Britain’s Rise to Global Superpower in the Age of Napoleon
William Nester
Frontline Books (2020)
ISBN: 9781526775436
Hardcover
Pages: 376
Illustrations: Central eight-page mono plate section
This is a topic epic in scale and Nester has eagerly embraced the full range of campaigns which Britain’s armed forces were engaged in. Ranging from the main theatres of the war in Europe and the high seas to colonial engagements in the Atlantic and India, even the War of 1812 is examined in its own chapters. However, the scale of this book is both a blessing and a curse. Each chapter forms a vignette of the campaign it is exploring, including rapid fire descriptions of the general trends of the war, including the specific campaigns Napoleon is simultaneously engaged in, before moving onto a run-down of the British campaign itself. These descriptions are often brief providing broad sweeps of the campaign, rarely delving into tactical, economic, or diplomatic details. This means for much of the text the focus is on covering the broad sweep of Britain’s military experience of the war, while rarely delving into details.
Britain’s Rise to Global Superpower’s tendency to drift into a general history of the war focused on Britain, can be seen in the lack of a central thrust to Nester’s argument. In the introduction Nester begins to lay the foundations for a potential thesis by briefly exploring the general lessons that British forces learnt when faced with the revolutionary changes instituted by the French state to mobilise their national war effort. Nester briefly mentions the ‘learning curve’ paradigm, which readers familiar with the First World War will recognise. The ‘learning curve’ concept argues that from the first bloody day of the Somme in 1916 to the end of the war the British Army gradually learnt how to engage on the modern industrial battlefield and ultimately triumph over the Imperial German Army during the Hundred Days Campaign of 1918. Nester’s brief mention of a similar ‘learning curve’ concept for the Revolutionary and Napoleonic period, suggests that this might be the central thrust of his argument, that Britain faced with the mass mobilisation of France’s manpower, and harassed on the battlefield by swarms of tirailleur, learnt to overcome these challenges and eventually triumph over France at Waterloo in 1815. However, this is only briefly mentioned in the introduction, alongside a general discussion of the tactics, weapons and what the army and navy of Britain were like during this period and does not become a central part of the main body of the text.

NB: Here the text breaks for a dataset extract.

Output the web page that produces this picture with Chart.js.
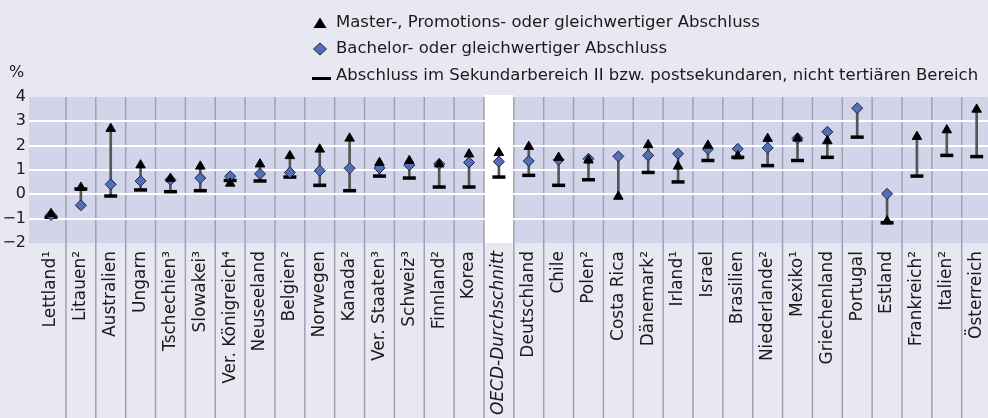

Instead as the book progresses Nester keeps his focus firmly on the military campaigns, with some chapters devoted mostly to Viscount Nelson and the Duke of Wellington. These two admittedly titanic figures in the era end up acting as the driving force in this book, as many chapters are focused on charting their rise to prominence. This is unfortunate as it side-lines the decisions made in Parliament for harnessing Britain’s material resources for fighting France. While relegating the reforming work undertaken in the British army by Prince Frederick, Duke of York and Albany, Sir Ralph Abercromby and Sir John Moore, to the side-lines, while Nester focuses on the successes or failures of the British Army on the battlefield.
Without a core driving argument, such as arguing for a ‘learning curve’ in the development of the British Armed forces, this book becomes less an exploration of Britain’s rise to world power and more of a general Anglocentric account of the French Revolutionary and Napoleonic Wars. Its sparsity of detail means this is a good general introduction to the military campaigns of the period, but it is a shame that more of the diplomatic and economic factors in Britain’s victory were not explored, which would have allowed the reader to chart the full range of resources that Great Britain mustered to face what is sometimes considered the first modern total war.